Written problem: Take the lines from the beginning of the material through the line containing "START = dt.date(2020, 4, 8)" and retype them exactly, leaving the pictures out.

Data block:
----------------------------------------

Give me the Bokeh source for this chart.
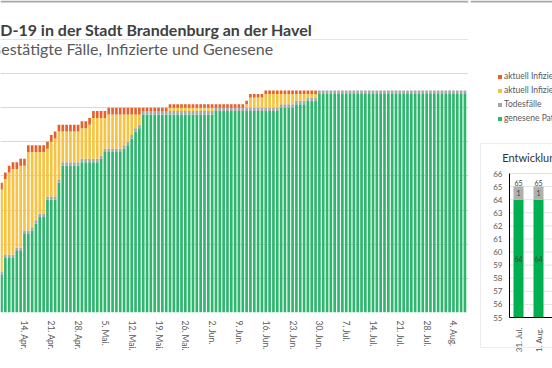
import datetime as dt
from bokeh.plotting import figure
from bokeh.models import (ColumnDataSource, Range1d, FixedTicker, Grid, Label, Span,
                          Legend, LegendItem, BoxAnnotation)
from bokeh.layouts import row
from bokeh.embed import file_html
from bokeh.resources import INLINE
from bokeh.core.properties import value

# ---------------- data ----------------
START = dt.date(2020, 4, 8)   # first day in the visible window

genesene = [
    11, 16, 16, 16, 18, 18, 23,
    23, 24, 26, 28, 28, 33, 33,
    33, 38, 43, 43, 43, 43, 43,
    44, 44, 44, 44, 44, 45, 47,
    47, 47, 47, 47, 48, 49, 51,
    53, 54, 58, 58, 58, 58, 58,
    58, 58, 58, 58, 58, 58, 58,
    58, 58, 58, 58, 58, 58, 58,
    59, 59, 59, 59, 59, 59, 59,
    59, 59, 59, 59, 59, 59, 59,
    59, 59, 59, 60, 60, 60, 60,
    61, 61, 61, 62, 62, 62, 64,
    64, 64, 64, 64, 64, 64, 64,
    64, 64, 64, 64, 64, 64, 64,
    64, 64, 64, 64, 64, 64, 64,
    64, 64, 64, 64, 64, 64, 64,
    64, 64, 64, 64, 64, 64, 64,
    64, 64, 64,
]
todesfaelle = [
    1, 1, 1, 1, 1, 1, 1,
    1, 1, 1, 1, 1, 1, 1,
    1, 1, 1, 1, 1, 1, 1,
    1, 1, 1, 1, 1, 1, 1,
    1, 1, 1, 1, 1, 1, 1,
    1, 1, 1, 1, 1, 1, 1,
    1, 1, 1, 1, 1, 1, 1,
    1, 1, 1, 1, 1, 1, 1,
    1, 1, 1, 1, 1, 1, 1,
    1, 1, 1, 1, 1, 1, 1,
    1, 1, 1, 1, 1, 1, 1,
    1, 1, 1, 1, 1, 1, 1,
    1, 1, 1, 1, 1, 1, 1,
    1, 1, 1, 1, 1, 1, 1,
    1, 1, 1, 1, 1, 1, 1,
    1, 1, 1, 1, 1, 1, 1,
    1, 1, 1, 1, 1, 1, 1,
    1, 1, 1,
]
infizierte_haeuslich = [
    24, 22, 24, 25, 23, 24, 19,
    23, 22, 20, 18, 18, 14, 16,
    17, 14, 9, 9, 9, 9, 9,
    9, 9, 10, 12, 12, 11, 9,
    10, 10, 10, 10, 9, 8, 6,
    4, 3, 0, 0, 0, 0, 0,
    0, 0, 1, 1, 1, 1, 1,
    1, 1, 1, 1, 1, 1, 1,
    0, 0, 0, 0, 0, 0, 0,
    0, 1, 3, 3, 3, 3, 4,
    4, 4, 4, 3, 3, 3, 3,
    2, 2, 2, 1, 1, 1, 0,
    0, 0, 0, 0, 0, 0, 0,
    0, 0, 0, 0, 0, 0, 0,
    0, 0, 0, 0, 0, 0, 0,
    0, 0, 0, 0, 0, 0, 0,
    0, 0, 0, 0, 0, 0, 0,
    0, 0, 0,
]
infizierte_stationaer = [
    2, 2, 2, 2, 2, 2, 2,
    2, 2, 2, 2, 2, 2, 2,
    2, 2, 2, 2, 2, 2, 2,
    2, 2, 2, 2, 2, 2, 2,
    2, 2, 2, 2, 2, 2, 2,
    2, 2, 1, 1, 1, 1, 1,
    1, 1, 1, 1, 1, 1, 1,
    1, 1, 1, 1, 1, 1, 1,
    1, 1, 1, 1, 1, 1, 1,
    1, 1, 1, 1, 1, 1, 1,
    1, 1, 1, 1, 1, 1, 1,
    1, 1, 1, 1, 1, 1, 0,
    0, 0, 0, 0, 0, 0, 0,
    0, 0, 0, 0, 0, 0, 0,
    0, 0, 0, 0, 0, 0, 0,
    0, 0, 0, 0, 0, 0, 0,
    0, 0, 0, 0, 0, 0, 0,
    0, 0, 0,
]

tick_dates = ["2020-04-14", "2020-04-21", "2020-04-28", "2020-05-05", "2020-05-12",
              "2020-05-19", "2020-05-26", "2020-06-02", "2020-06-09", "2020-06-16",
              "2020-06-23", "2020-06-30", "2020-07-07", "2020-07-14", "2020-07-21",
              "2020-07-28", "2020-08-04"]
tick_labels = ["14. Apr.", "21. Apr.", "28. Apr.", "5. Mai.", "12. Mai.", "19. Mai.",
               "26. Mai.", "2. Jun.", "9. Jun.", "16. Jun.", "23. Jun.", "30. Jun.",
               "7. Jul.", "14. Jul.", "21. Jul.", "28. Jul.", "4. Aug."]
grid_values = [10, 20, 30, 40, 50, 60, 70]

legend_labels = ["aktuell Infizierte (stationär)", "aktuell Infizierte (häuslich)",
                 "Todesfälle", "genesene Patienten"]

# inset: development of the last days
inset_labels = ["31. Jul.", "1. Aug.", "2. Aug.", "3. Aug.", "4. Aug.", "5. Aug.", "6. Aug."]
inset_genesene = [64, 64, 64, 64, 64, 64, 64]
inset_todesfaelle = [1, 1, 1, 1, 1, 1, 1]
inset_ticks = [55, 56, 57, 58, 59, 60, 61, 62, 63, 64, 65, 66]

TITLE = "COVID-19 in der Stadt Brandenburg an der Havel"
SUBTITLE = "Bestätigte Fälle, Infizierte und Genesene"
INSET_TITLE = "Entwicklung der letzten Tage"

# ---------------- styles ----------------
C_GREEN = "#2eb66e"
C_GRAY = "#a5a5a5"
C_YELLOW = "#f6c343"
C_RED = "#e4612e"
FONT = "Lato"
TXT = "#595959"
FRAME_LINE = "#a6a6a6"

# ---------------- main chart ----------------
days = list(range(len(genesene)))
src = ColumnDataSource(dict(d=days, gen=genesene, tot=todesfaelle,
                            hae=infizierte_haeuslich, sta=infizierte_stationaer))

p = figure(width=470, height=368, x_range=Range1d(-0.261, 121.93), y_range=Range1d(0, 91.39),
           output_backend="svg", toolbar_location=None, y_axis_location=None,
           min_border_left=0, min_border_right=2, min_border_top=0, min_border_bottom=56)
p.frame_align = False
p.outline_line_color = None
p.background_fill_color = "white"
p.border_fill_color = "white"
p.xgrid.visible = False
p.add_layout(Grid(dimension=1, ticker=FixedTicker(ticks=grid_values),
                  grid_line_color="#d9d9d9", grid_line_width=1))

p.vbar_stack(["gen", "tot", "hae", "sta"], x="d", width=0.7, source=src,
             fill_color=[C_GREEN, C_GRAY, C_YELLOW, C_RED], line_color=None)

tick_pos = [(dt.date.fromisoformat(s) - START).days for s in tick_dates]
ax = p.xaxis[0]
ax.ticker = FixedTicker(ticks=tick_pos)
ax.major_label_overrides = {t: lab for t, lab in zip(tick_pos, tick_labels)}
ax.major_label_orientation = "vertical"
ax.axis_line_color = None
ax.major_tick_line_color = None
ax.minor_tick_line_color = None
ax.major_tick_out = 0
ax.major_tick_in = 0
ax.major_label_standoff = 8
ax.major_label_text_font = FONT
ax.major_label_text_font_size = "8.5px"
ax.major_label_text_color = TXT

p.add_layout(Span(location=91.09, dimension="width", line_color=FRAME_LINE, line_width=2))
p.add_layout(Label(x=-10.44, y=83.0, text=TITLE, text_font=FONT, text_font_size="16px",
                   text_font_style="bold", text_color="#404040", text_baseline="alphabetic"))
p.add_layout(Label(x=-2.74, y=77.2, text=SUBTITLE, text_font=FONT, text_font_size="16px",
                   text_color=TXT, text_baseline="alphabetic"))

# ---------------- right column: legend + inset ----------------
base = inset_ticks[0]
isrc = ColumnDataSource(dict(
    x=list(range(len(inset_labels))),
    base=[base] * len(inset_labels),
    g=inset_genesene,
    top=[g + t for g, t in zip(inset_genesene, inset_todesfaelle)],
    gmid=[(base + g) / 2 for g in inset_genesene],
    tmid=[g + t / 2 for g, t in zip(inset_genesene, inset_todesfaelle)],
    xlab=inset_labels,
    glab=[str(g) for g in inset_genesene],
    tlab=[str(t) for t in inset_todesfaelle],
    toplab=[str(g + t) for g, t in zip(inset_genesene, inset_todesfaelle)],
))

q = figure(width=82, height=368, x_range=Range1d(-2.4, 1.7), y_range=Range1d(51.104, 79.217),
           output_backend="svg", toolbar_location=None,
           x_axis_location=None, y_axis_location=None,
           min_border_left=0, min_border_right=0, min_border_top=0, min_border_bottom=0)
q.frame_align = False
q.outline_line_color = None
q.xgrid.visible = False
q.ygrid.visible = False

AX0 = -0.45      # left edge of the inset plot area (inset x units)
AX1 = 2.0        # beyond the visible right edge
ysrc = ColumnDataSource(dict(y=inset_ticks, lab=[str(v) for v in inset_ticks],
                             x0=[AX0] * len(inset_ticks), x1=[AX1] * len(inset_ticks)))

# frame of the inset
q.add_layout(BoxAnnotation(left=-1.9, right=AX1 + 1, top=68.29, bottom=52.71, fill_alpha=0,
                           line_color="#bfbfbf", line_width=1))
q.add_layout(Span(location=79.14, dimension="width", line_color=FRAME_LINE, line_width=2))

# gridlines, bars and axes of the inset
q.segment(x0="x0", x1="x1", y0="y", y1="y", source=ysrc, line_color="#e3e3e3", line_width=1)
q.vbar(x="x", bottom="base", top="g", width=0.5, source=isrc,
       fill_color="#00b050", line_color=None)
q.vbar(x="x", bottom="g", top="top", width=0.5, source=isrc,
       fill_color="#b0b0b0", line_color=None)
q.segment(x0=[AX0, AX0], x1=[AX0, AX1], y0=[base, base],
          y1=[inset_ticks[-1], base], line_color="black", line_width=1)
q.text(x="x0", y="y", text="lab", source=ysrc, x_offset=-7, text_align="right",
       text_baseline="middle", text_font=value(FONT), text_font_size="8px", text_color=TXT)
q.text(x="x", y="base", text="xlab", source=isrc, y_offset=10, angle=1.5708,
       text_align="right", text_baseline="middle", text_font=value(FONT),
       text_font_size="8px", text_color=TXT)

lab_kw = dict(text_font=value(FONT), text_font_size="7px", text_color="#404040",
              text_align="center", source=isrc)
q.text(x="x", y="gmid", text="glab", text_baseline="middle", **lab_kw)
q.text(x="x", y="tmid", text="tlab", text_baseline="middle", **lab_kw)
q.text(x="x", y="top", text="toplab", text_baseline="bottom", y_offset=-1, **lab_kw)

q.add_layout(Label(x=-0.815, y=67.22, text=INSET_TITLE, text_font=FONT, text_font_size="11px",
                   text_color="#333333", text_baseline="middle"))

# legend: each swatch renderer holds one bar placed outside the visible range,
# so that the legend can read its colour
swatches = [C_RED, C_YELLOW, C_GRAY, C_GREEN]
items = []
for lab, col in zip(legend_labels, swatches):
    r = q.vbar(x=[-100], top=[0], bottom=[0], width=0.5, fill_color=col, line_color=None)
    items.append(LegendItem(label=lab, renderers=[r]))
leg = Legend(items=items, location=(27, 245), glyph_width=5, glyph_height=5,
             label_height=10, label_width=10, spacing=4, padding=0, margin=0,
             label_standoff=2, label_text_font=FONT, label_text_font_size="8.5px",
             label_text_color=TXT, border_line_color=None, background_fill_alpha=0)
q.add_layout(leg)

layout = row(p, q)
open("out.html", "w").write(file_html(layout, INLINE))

----------------------------------------

Task solution:
Give me the Bokeh source for this chart.
import datetime as dt
from bokeh.plotting import figure
from bokeh.models import (ColumnDataSource, Range1d, FixedTicker, Grid, Label, Span,
                          Legend, LegendItem, BoxAnnotation)
from bokeh.layouts import row
from bokeh.embed import file_html
from bokeh.resources import INLINE
from bokeh.core.properties import value

# ---------------- data ----------------
START = dt.date(2020, 4, 8)   # first day in the visible window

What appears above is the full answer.